** Start DATASET SECTION **

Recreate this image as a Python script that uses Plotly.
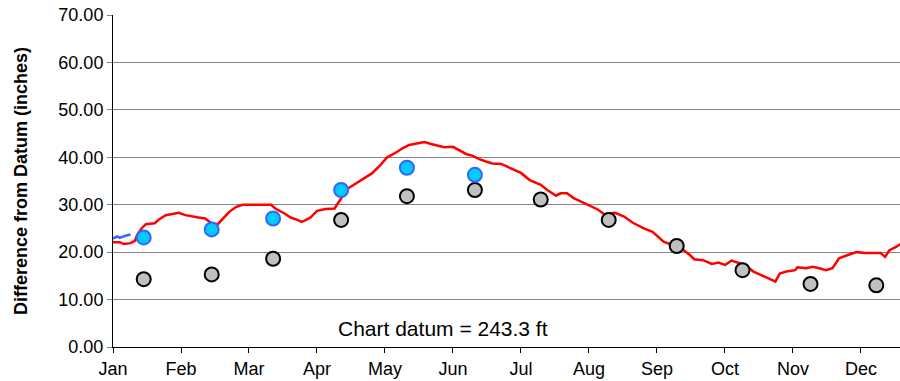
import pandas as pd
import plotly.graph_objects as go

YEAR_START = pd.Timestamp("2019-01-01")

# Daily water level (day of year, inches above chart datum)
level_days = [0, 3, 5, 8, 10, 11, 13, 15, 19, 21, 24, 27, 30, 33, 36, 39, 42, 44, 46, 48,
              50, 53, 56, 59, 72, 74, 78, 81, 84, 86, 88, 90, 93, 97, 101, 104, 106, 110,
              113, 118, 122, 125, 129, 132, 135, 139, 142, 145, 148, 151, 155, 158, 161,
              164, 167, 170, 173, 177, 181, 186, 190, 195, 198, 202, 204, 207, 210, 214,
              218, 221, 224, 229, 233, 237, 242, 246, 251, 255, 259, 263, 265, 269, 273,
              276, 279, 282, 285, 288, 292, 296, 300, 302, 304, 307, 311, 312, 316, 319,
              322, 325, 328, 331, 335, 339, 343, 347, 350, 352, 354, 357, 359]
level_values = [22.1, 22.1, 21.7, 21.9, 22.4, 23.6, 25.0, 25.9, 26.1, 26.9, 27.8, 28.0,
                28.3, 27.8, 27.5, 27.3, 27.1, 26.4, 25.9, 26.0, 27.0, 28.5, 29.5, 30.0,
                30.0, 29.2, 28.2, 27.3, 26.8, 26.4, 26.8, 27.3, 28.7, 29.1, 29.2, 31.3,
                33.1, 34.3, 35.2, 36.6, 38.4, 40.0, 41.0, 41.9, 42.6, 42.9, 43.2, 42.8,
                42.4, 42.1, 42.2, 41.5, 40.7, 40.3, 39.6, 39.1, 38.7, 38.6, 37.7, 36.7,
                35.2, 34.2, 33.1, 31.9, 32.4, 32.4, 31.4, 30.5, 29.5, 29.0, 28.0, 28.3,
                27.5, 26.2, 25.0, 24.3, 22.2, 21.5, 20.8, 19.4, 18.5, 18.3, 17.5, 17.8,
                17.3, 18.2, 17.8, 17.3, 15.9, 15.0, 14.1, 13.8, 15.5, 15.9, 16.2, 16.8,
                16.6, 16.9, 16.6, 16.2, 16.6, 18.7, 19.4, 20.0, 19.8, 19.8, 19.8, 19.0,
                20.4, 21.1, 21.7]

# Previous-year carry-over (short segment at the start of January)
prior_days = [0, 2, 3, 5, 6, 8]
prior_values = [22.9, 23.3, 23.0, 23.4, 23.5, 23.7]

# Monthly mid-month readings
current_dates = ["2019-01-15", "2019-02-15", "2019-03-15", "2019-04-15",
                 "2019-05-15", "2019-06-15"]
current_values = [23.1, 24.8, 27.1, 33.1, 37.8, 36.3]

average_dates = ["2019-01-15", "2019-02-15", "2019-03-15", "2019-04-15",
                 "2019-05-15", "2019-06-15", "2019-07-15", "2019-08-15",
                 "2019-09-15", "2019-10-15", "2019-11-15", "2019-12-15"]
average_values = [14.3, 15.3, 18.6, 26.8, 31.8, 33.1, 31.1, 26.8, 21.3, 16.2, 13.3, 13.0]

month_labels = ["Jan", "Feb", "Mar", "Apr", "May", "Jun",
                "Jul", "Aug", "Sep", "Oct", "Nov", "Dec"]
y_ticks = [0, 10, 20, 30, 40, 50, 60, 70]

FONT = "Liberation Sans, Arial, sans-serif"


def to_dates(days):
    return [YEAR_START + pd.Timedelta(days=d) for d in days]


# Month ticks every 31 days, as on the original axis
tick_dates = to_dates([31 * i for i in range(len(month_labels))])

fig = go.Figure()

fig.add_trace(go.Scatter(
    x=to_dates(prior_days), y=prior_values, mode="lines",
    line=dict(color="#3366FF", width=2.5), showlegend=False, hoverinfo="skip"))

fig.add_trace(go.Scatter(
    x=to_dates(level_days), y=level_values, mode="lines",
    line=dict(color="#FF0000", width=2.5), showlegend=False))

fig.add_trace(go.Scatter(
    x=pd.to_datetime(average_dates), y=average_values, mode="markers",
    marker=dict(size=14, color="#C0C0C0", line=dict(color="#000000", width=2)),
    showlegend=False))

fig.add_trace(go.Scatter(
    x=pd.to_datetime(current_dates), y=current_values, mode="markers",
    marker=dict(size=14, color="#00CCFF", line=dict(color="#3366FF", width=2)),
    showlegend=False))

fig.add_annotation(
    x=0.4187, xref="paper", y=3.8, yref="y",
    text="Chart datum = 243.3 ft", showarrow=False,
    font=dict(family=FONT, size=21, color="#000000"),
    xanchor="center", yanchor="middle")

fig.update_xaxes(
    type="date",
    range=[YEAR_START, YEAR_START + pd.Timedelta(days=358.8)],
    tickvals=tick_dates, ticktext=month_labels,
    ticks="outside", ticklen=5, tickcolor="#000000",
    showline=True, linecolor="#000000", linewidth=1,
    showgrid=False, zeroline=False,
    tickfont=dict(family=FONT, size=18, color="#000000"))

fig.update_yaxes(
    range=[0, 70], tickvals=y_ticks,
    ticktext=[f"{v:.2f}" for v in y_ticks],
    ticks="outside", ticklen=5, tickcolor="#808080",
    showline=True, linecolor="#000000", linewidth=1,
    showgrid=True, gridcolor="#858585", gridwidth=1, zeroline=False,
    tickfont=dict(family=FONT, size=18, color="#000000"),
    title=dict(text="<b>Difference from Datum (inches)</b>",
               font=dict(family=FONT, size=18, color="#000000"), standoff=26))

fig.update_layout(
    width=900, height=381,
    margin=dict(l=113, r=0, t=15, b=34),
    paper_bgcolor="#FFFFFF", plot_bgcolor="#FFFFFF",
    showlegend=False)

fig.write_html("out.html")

** End DATASET SECTION **

Reproduce every line above as written, skipping pictures.

Recreate this image as a Python script that uses Plotly.
import pandas as pd
import plotly.graph_objects as go

YEAR_START = pd.Timestamp("2019-01-01")

# Daily water level (day of year, inches above chart datum)
level_days = [0, 3, 5, 8, 10, 11, 13, 15, 19, 21, 24, 27, 30, 33, 36, 39, 42, 44, 46, 48,
              50, 53, 56, 59, 72, 74, 78, 81, 84, 86, 88, 90, 93, 97, 101, 104, 106, 110,
              113, 118, 122, 125, 129, 132, 135, 139, 142, 145, 148, 151, 155, 158, 161,
              164, 167, 170, 173, 177, 181, 186, 190, 195, 198, 202, 204, 207, 210, 214,
              218, 221, 224, 229, 233, 237, 242, 246, 251, 255, 259, 263, 265, 269, 273,
              276, 279, 282, 285, 288, 292, 296, 300, 302, 304, 307, 311, 312, 316, 319,
              322, 325, 328, 331, 335, 339, 343, 347, 350, 352, 354, 357, 359]
level_values = [22.1, 22.1, 21.7, 21.9, 22.4, 23.6, 25.0, 25.9, 26.1, 26.9, 27.8, 28.0,
                28.3, 27.8, 27.5, 27.3, 27.1, 26.4, 25.9, 26.0, 27.0, 28.5, 29.5, 30.0,
                30.0, 29.2, 28.2, 27.3, 26.8, 26.4, 26.8, 27.3, 28.7, 29.1, 29.2, 31.3,
                33.1, 34.3, 35.2, 36.6, 38.4, 40.0, 41.0, 41.9, 42.6, 42.9, 43.2, 42.8,
                42.4, 42.1, 42.2, 41.5, 40.7, 40.3, 39.6, 39.1, 38.7, 38.6, 37.7, 36.7,
                35.2, 34.2, 33.1, 31.9, 32.4, 32.4, 31.4, 30.5, 29.5, 29.0, 28.0, 28.3,
                27.5, 26.2, 25.0, 24.3, 22.2, 21.5, 20.8, 19.4, 18.5, 18.3, 17.5, 17.8,
                17.3, 18.2, 17.8, 17.3, 15.9, 15.0, 14.1, 13.8, 15.5, 15.9, 16.2, 16.8,
                16.6, 16.9, 16.6, 16.2, 16.6, 18.7, 19.4, 20.0, 19.8, 19.8, 19.8, 19.0,
                20.4, 21.1, 21.7]

# Previous-year carry-over (short segment at the start of January)
prior_days = [0, 2, 3, 5, 6, 8]
prior_values = [22.9, 23.3, 23.0, 23.4, 23.5, 23.7]

# Monthly mid-month readings
current_dates = ["2019-01-15", "2019-02-15", "2019-03-15", "2019-04-15",
                 "2019-05-15", "2019-06-15"]
current_values = [23.1, 24.8, 27.1, 33.1, 37.8, 36.3]

average_dates = ["2019-01-15", "2019-02-15", "2019-03-15", "2019-04-15",
                 "2019-05-15", "2019-06-15", "2019-07-15", "2019-08-15",
                 "2019-09-15", "2019-10-15", "2019-11-15", "2019-12-15"]
average_values = [14.3, 15.3, 18.6, 26.8, 31.8, 33.1, 31.1, 26.8, 21.3, 16.2, 13.3, 13.0]

month_labels = ["Jan", "Feb", "Mar", "Apr", "May", "Jun",
                "Jul", "Aug", "Sep", "Oct", "Nov", "Dec"]
y_ticks = [0, 10, 20, 30, 40, 50, 60, 70]

FONT = "Liberation Sans, Arial, sans-serif"


def to_dates(days):
    return [YEAR_START + pd.Timedelta(days=d) for d in days]


# Month ticks every 31 days, as on the original axis
tick_dates = to_dates([31 * i for i in range(len(month_labels))])

fig = go.Figure()

fig.add_trace(go.Scatter(
    x=to_dates(prior_days), y=prior_values, mode="lines",
    line=dict(color="#3366FF", width=2.5), showlegend=False, hoverinfo="skip"))

fig.add_trace(go.Scatter(
    x=to_dates(level_days), y=level_values, mode="lines",
    line=dict(color="#FF0000", width=2.5), showlegend=False))

fig.add_trace(go.Scatter(
    x=pd.to_datetime(average_dates), y=average_values, mode="markers",
    marker=dict(size=14, color="#C0C0C0", line=dict(color="#000000", width=2)),
    showlegend=False))

fig.add_trace(go.Scatter(
    x=pd.to_datetime(current_dates), y=current_values, mode="markers",
    marker=dict(size=14, color="#00CCFF", line=dict(color="#3366FF", width=2)),
    showlegend=False))

fig.add_annotation(
    x=0.4187, xref="paper", y=3.8, yref="y",
    text="Chart datum = 243.3 ft", showarrow=False,
    font=dict(family=FONT, size=21, color="#000000"),
    xanchor="center", yanchor="middle")

fig.update_xaxes(
    type="date",
    range=[YEAR_START, YEAR_START + pd.Timedelta(days=358.8)],
    tickvals=tick_dates, ticktext=month_labels,
    ticks="outside", ticklen=5, tickcolor="#000000",
    showline=True, linecolor="#000000", linewidth=1,
    showgrid=False, zeroline=False,
    tickfont=dict(family=FONT, size=18, color="#000000"))

fig.update_yaxes(
    range=[0, 70], tickvals=y_ticks,
    ticktext=[f"{v:.2f}" for v in y_ticks],
    ticks="outside", ticklen=5, tickcolor="#808080",
    showline=True, linecolor="#000000", linewidth=1,
    showgrid=True, gridcolor="#858585", gridwidth=1, zeroline=False,
    tickfont=dict(family=FONT, size=18, color="#000000"),
    title=dict(text="<b>Difference from Datum (inches)</b>",
               font=dict(family=FONT, size=18, color="#000000"), standoff=26))

fig.update_layout(
    width=900, height=381,
    margin=dict(l=113, r=0, t=15, b=34),
    paper_bgcolor="#FFFFFF", plot_bgcolor="#FFFFFF",
    showlegend=False)

fig.write_html("out.html")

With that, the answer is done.